Berücksichtigt werden auch Faktoren, die nicht unmittelbar etwas mit Kitas, Schulen und Hochschulen zu tun haben. So hob INSM-Geschäftsführer Pellengahr für Baden-Württemberg und Bayern hervor, dass Jugendliche dort „besonders gute Chancen auf einen erfolgreichen Einstieg in den Arbeitsmarkt haben“. Bewertet wird hier, wie viele Ausbildungsstellen die Industrie anbietet – dass der industriestarke Süden hier gut abschneidet, verwundert nicht weiter. Berlin wiederum hat hier eine große Schwäche. Wie ist sonst das Abschneiden Berlins zu erklären?
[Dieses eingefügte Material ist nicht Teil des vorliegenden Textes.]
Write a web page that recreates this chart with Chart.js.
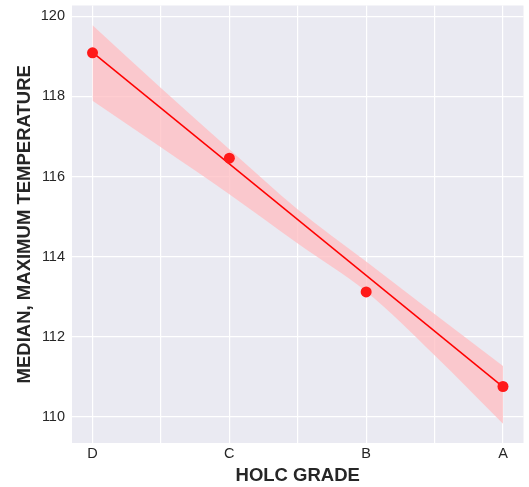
<!DOCTYPE html>
<html>
<head>
<meta charset="utf-8">
<script src="https://cdn.jsdelivr.net/npm/chart.js@4"></script>
<style>
  body { margin: 0; background: #fff; }
  canvas { display: block; }
</style>
</head>
<body>
<canvas id="tempChart" width="529" height="487"></canvas>
<script>
// data
const grades = ['D', 'C', 'B', 'A'];
const gradePos = [0, 1, 2, 3];
const medianTemp = [119.09, 116.46, 113.12, 110.76];

// fitted line (ends) and its confidence band
const fitX = [0, 3];
const fitY = [119.1, 110.75];
const bandX = [0, 0.5, 1, 1.5, 2, 2.5, 3];
const bandUpper = [119.78, 118.21, 116.68, 115.18, 113.88, 112.57, 111.27];
const bandLower = [117.89, 116.73, 115.56, 114.33, 113.13, 111.54, 109.83];

// ticks
const xTicks = [0, 0.5, 1, 1.5, 2, 2.5, 3];
const yTicks = [110, 112, 114, 116, 118, 120];

function pts(xs, ys) {
    return xs.map((x, i) => ({ x: x, y: ys[i] }));
}

// grey plot background like seaborn darkgrid
const plotBg = {
    id: 'plotBg',
    beforeDraw(chart) {
        const a = chart.chartArea;
        const c = chart.ctx;
        c.save();
        c.fillStyle = '#EAEAF2';
        c.fillRect(a.left, a.top, a.right - a.left, a.bottom - a.top);
        c.restore();
    }
};

const tickFont = { family: 'Liberation Sans, Arial, sans-serif', size: 14.5 };
const titleFont = { family: 'Liberation Sans, Arial, sans-serif', size: 18.5, weight: 'bold' };

let ctx = document.getElementById('tempChart').getContext('2d');
let tempChart = new Chart(ctx, {
    type: 'scatter',
    data: {
        datasets: [
            {
                data: pts(gradePos, medianTemp),
                backgroundColor: 'rgb(255,25,25)',
                borderWidth: 0,
                pointRadius: 5.5,
                order: 0
            },
            {
                data: pts(fitX, fitY),
                showLine: true,
                borderColor: 'rgb(255,0,0)',
                borderWidth: 1.5,
                pointRadius: 0,
                order: 1
            },
            {
                data: pts(bandX, bandUpper),
                showLine: true,
                cubicInterpolationMode: 'monotone',
                borderWidth: 0,
                pointRadius: 0,
                fill: '+1',
                backgroundColor: 'rgba(255,189,193,0.76)',
                order: 2
            },
            {
                data: pts(bandX, bandLower),
                showLine: true,
                cubicInterpolationMode: 'monotone',
                borderWidth: 0,
                pointRadius: 0,
                order: 3
            }
        ]
    },
    options: {
        responsive: false,
        animation: false,
        devicePixelRatio: 1,
        layout: { padding: { top: 4, right: 5, left: 0, bottom: 0 } },
        plugins: {
            legend: { display: false },
            tooltip: { enabled: false }
        },
        scales: {
            x: {
                type: 'linear',
                min: -0.15,
                max: 3.15,
                afterBuildTicks: s => { s.ticks = xTicks.map(v => ({ value: v })); },
                afterFit: s => { s.height = 44; s.paddingLeft = 0; s.paddingRight = 0; },
                grid: { color: '#ffffff', lineWidth: 1.2, drawTicks: false },
                border: { display: false },
                ticks: {
                    padding: 2,
                    color: '#262626',
                    font: tickFont,
                    autoSkip: false,
                    maxRotation: 0,
                    callback: v => Number.isInteger(v) ? grades[v] : ''
                },
                title: {
                    display: true,
                    text: 'HOLC GRADE',
                    color: '#262626',
                    font: titleFont,
                    padding: { top: 0, bottom: 0 }
                }
            },
            y: {
                min: 109.35,
                max: 120.27,
                afterBuildTicks: s => { s.ticks = yTicks.map(v => ({ value: v })); },
                afterFit: s => { s.width = 72; s.paddingTop = 0; s.paddingBottom = 0; },
                grid: { color: '#ffffff', lineWidth: 1.2, drawTicks: false },
                border: { display: false },
                ticks: {
                    padding: 7,
                    color: '#262626',
                    font: tickFont
                },
                title: {
                    display: true,
                    text: 'MEDIAN, MAXIMUM TEMPERATURE',
                    color: '#262626',
                    font: titleFont,
                    padding: { top: 14, bottom: 0 }
                }
            }
        }
    },
    plugins: [plotBg]
});
</script>
</body>
</html>
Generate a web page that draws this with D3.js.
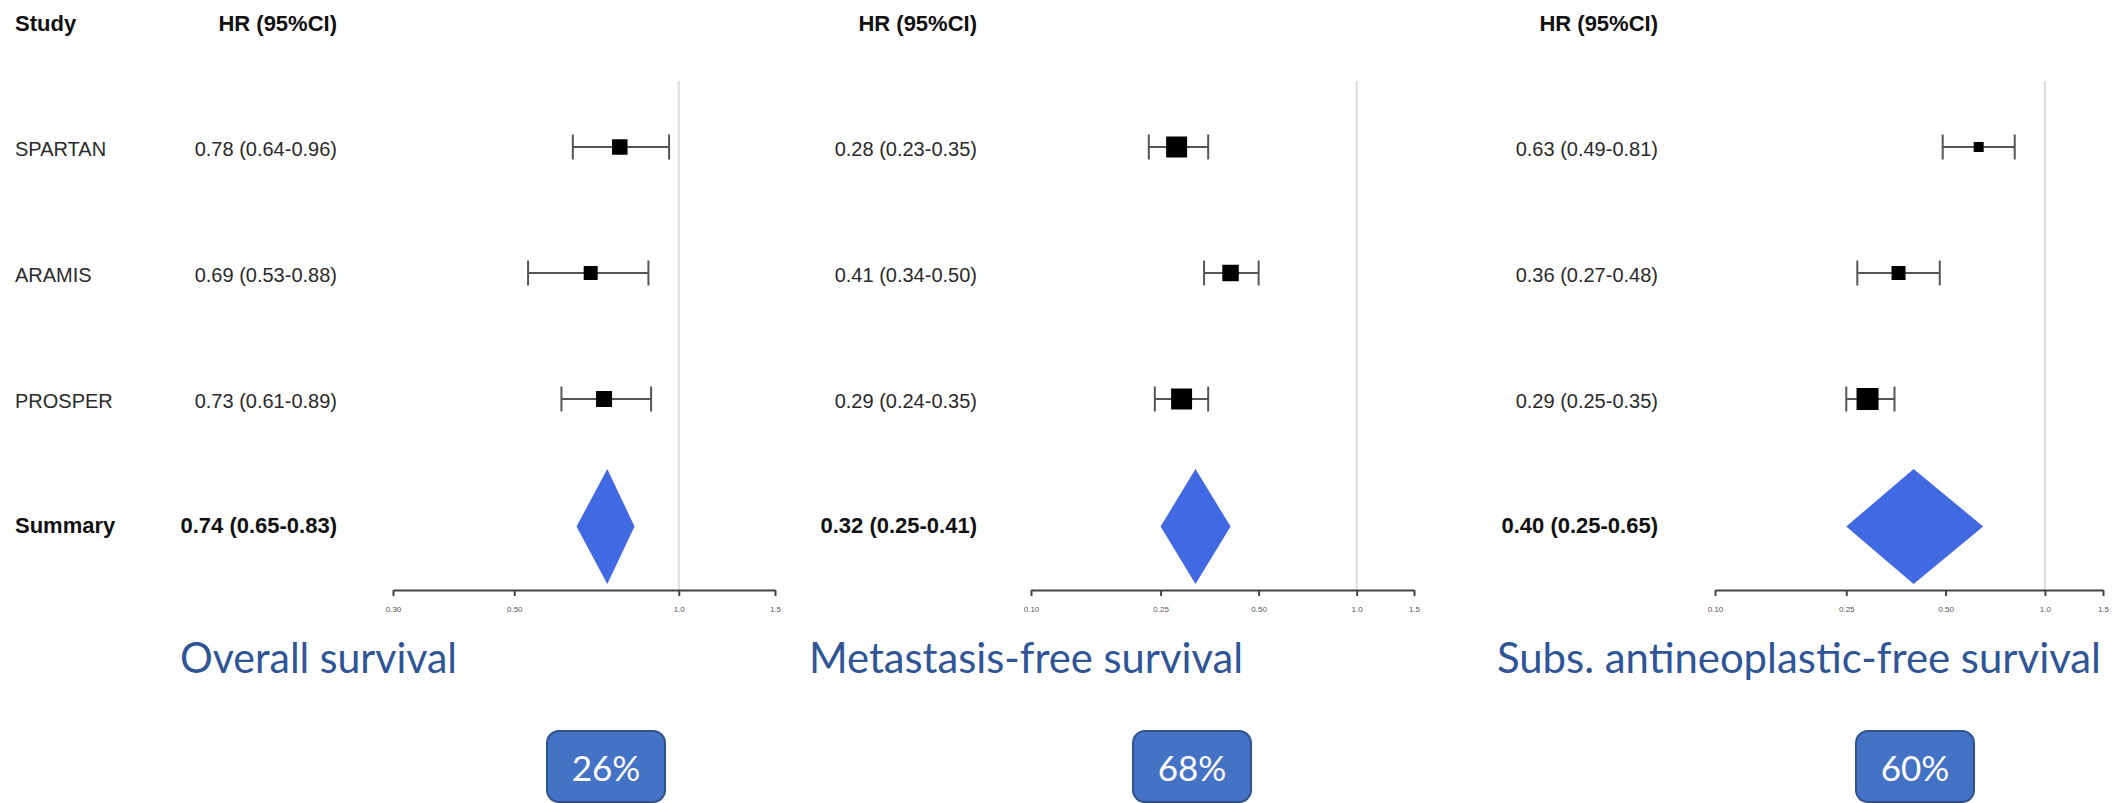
<!DOCTYPE html>
<html>
<head>
<meta charset="utf-8">
<script src="https://cdn.jsdelivr.net/npm/d3@7"></script>
<style>
  body { margin: 0; background: #fff; }
  svg { display: block; }
</style>
</head>
<body>
<svg id="chart" width="2125" height="803"></svg>
<script>
// data
const studies = ["SPARTAN", "ARAMIS", "PROSPER"];
const summaryLabel = "Summary";
const panelTitles = ["Overall survival", "Metastasis-free survival", "Subs. antineoplastic-free survival"];
const reductions = ["26%", "68%", "60%"];

const osHR = [0.78, 0.69, 0.73];
const osLo = [0.64, 0.53, 0.61];
const osHi = [0.96, 0.88, 0.89];
const osWeight = [60, 49, 64];
const osSummary = [0.74, 0.65, 0.83];
const osTicks = [0.30, 0.50, 1.0, 1.5];
const osTickLabels = ["0.30", "0.50", "1.0", "1.5"];

const mfsHR = [0.28, 0.41, 0.29];
const mfsLo = [0.23, 0.34, 0.24];
const mfsHi = [0.35, 0.50, 0.35];
const mfsWeight = [110, 68, 110];
const mfsSummary = [0.32, 0.25, 0.41];
const mfsTicks = [0.10, 0.25, 0.50, 1.0, 1.5];
const mfsTickLabels = ["0.10", "0.25", "0.50", "1.0", "1.5"];

const safsHR = [0.63, 0.36, 0.29];
const safsLo = [0.49, 0.27, 0.25];
const safsHi = [0.81, 0.48, 0.35];
const safsWeight = [25, 49, 121];
const safsSummary = [0.40, 0.25, 0.65];
const safsTicks = [0.10, 0.25, 0.50, 1.0, 1.5];
const safsTickLabels = ["0.10", "0.25", "0.50", "1.0", "1.5"];

// layout per panel
const panels = [
  { hr: osHR, lo: osLo, hi: osHi, w: osWeight, sum: osSummary, ticks: osTicks, tickLabels: osTickLabels,
    showStudy: true, numRight: 337, x0: 393, x1: 775, titleX: 180, titleLen: 277, boxX: 547 },
  { hr: mfsHR, lo: mfsLo, hi: mfsHi, w: mfsWeight, sum: mfsSummary, ticks: mfsTicks, tickLabels: mfsTickLabels,
    showStudy: false, numRight: 977, x0: 1031, x1: 1414, titleX: 809, titleLen: 434, boxX: 1133 },
  { hr: safsHR, lo: safsLo, hi: safsHi, w: safsWeight, sum: safsSummary, ticks: safsTicks, tickLabels: safsTickLabels,
    showStudy: false, numRight: 1658, x0: 1715, x1: 2103, titleX: 1497, titleLen: 604, boxX: 1856 }
];

const svg = d3.select("#chart");
const f2 = d3.format(".2f");
const ciText = (h, l, u) => `${f2(h)} (${f2(l)}-${f2(u)})`;

const y = d3.scalePoint().domain([...studies, summaryLabel]).range([147, 525]);
const boxSize = d3.scaleSqrt().domain([0, 100]).range([0, 20]);
const axisY = 590;
const textFont = "'Liberation Sans', Arial, sans-serif";

panels.forEach((p, pi) => {
  const g = svg.append("g");
  const x = d3.scaleLog().domain([p.ticks[0], p.ticks[p.ticks.length - 1]]).range([p.x0, p.x1]);

  // headers
  if (p.showStudy) {
    g.append("text").attr("x", 15).attr("y", 31)
      .attr("font-family", textFont).attr("font-weight", "bold").attr("font-size", 22)
      .attr("fill", "#111").text("Study");
  }
  g.append("text").attr("x", p.numRight).attr("y", 31).attr("text-anchor", "end")
    .attr("font-family", textFont).attr("font-weight", "bold").attr("font-size", 22)
    .attr("fill", "#111").text("HR (95%CI)");

  // reference line at 1
  g.append("line")
    .attr("x1", x(1)).attr("x2", x(1))
    .attr("y1", 81).attr("y2", axisY)
    .attr("stroke", "#dcdcdc").attr("stroke-width", 2);

  const rows = studies.map((s, i) => ({ s, hr: p.hr[i], lo: p.lo[i], hi: p.hi[i], w: p.w[i] }));

  // row text
  if (p.showStudy) {
    g.selectAll(".study").data(rows).join("text")
      .attr("x", 15).attr("y", (d) => y(d.s) + 9)
      .attr("font-family", textFont).attr("font-size", 20).attr("fill", "#2a2a2a")
      .text((d) => d.s);
    g.append("text").attr("x", 15).attr("y", y(summaryLabel) + 8)
      .attr("font-family", textFont).attr("font-weight", "bold").attr("font-size", 22)
      .attr("fill", "#111").text(summaryLabel);
  }
  g.selectAll(".num").data(rows).join("text")
    .attr("x", p.numRight).attr("y", (d) => y(d.s) + 9).attr("text-anchor", "end")
    .attr("font-family", textFont).attr("font-size", 20).attr("fill", "#2a2a2a")
    .text((d) => ciText(d.hr, d.lo, d.hi));
  g.append("text").attr("x", p.numRight).attr("y", y(summaryLabel) + 8).attr("text-anchor", "end")
    .attr("font-family", textFont).attr("font-weight", "bold").attr("font-size", 22)
    .attr("fill", "#111").text(ciText(p.sum[0], p.sum[1], p.sum[2]));

  // whiskers
  const ci = g.selectAll(".ci").data(rows).join("g").attr("stroke", "#555").attr("stroke-width", 2);
  ci.append("line").attr("x1", (d) => x(d.lo)).attr("x2", (d) => x(d.hi))
    .attr("y1", (d) => y(d.s)).attr("y2", (d) => y(d.s));
  ci.append("line").attr("x1", (d) => x(d.lo)).attr("x2", (d) => x(d.lo))
    .attr("y1", (d) => y(d.s) - 12.5).attr("y2", (d) => y(d.s) + 12.5);
  ci.append("line").attr("x1", (d) => x(d.hi)).attr("x2", (d) => x(d.hi))
    .attr("y1", (d) => y(d.s) - 12.5).attr("y2", (d) => y(d.s) + 12.5);

  // boxes
  g.selectAll(".box").data(rows).join("rect")
    .attr("x", (d) => x(d.hr) - boxSize(d.w) / 2)
    .attr("y", (d) => y(d.s) - boxSize(d.w) / 2)
    .attr("width", (d) => boxSize(d.w)).attr("height", (d) => boxSize(d.w))
    .attr("fill", "#000");

  // summary diamond
  const sy = y(summaryLabel) + 1.5, dh = 57.5;
  g.append("path")
    .attr("d", d3.line()([[x(p.sum[1]), sy], [x(p.sum[0]), sy - dh], [x(p.sum[2]), sy], [x(p.sum[0]), sy + dh]]) + "Z")
    .attr("fill", "#4169E1");

  // axis
  const ax = g.append("g").attr("transform", `translate(0,${axisY})`)
    .call(d3.axisBottom(x).tickValues(p.ticks).tickFormat((d, i) => p.tickLabels[i])
      .tickSize(6).tickSizeOuter(0).tickPadding(10));
  ax.select(".domain").attr("stroke", "#444").attr("stroke-width", 2);
  ax.selectAll(".tick line").attr("stroke", "#444").attr("stroke-width", 2);
  ax.selectAll(".tick text").attr("font-family", textFont).attr("font-size", 8).attr("fill", "#555");

  // title
  svg.append("text").attr("x", p.titleX).attr("y", 673)
    .attr("font-family", "Lato, 'Open Sans', sans-serif").attr("font-size", 42)
    .attr("fill", "#2F5597")
    .attr("textLength", p.titleLen).attr("lengthAdjust", "spacingAndGlyphs")
    .text(panelTitles[pi]);

  // reduction badge
  const badge = svg.append("g").attr("transform", `translate(${p.boxX},731)`);
  badge.append("rect").attr("width", 118).attr("height", 71).attr("rx", 12)
    .attr("fill", "#4472C4").attr("stroke", "#2F528F").attr("stroke-width", 2);
  badge.append("text").attr("x", 59).attr("y", 50).attr("text-anchor", "middle")
    .attr("font-family", "Lato, 'Open Sans', sans-serif").attr("font-size", 35)
    .attr("fill", "#fff").text(reductions[pi]);
});
</script>
</body>
</html>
Defizite sieht die Studie vor allem in der Schulqualität und in der Integration ausländischer Jugendlicher. „Ein zu großer Teil der Berliner Schüler erfüllt nach wie vor nicht die Mindestsstandards im Lesen und Schreiben“, kritisierte Pellengahr. Hier beruft sich der Bildungsmonitor auf Daten aus den Pisa-Studien von 2006 und aus der im vergangenen Jahr veröffentlichten Ländervergleich des Instituts Qualitätsentwicklung im Bildungswesen (IQB), in dem geprüft wurde, ob die Schüler die Bildungsstandards im Fach Deutsch erreichen. Bei beiden Vergleichen schnitt Berlin schlecht ab. Die beiden Studien sind ebenfalls Grundlage für die Aussagen über die Integration ausländischer Schüler. Eine Rolle spielt dabei zudem, dass die Schulabbrecherquote unter Ausländern (Stand: 2009) im bundesweiten Vergleich hoch ist. Der Wert von 16,4 Prozent sei „inakzeptabel“, sagte Pellengahr. Er empfahl Maßnahmen wie die Stärkung der Sprachförderung in den Kitas und mehr Transparenz in den Schulen.
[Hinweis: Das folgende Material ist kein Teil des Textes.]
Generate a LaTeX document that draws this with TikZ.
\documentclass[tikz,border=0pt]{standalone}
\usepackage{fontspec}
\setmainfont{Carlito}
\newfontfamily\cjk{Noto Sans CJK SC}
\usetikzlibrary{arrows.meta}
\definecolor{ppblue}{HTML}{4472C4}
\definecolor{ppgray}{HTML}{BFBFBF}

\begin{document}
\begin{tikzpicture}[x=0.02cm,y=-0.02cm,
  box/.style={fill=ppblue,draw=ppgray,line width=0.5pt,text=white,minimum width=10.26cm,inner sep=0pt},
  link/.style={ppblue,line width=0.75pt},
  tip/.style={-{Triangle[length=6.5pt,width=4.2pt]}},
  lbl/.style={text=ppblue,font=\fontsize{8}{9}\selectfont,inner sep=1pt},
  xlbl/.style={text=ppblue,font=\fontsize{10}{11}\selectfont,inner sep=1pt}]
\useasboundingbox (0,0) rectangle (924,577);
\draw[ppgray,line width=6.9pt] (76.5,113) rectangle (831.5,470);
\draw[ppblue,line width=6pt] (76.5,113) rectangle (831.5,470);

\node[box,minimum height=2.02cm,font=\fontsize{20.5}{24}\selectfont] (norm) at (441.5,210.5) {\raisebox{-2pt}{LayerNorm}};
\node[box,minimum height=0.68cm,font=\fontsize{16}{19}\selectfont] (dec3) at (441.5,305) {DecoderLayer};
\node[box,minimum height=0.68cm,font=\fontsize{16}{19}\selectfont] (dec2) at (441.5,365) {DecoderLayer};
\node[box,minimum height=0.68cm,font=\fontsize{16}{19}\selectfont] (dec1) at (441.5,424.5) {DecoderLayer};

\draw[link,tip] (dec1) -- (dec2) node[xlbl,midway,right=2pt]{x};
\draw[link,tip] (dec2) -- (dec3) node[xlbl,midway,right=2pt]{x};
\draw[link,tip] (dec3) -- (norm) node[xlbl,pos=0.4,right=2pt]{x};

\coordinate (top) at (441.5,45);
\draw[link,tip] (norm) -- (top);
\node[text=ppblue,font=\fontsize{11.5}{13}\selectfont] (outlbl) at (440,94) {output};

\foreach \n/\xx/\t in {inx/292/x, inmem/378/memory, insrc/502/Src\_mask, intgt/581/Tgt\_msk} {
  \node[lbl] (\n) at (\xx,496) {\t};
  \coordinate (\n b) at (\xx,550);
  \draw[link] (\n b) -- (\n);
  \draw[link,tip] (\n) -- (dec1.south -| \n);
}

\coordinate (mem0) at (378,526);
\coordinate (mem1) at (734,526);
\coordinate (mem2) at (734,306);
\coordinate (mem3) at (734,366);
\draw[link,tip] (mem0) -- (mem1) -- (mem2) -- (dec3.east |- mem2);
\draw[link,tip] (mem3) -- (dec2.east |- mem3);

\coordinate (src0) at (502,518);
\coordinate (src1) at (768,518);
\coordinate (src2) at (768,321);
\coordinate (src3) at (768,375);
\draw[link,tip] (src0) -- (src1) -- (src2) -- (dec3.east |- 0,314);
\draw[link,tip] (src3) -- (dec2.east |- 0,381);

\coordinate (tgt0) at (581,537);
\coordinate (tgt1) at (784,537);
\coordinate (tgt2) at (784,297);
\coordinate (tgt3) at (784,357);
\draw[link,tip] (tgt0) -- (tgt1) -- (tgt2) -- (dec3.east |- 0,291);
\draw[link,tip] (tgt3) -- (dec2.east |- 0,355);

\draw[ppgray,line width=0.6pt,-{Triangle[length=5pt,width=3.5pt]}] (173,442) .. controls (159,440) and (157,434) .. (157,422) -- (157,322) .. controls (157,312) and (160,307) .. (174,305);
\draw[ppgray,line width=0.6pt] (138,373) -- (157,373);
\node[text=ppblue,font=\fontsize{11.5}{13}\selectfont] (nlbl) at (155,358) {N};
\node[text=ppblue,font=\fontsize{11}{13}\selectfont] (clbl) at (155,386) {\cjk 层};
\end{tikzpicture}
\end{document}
Schwach schneidet Berlin auch bei den Bildungsausgaben ab. Ein Urteil, das überrascht, liegt Berlin doch bei Pro-Kopf-Ausgaben pro Schüler bundesweit an der Spitze, was dem früheren Finanzsenator Sarrazin immer wieder ein Dorn im Auge war. Hier wird Berlin Opfer der INSM-Zählweise. In der Studie werden die Pro-Kopf-Ausgaben damit verrechnet, wie viel ein Land insgesamt pro Einwohner ausgibt. So soll gezeigt werden, welche Priorität Bildung im Vergleich zu den Gesamtausgaben hat. Berlin fällt hier auf die Füße, dass es wegen seiner hohen Schulden vergleichsweise viel pro Einwohner ausgibt und der Anteil der Bildungsausgaben am Gesamtetat der Stadt damit sinkt.
Gelobt wird dagegen die Forschungsintensität der Berliner Hochschulen und die hohe Zahl von Kita- und Ganztagsschulplätzen, wo Berlin bundesweit den größten Sprung gemacht habe.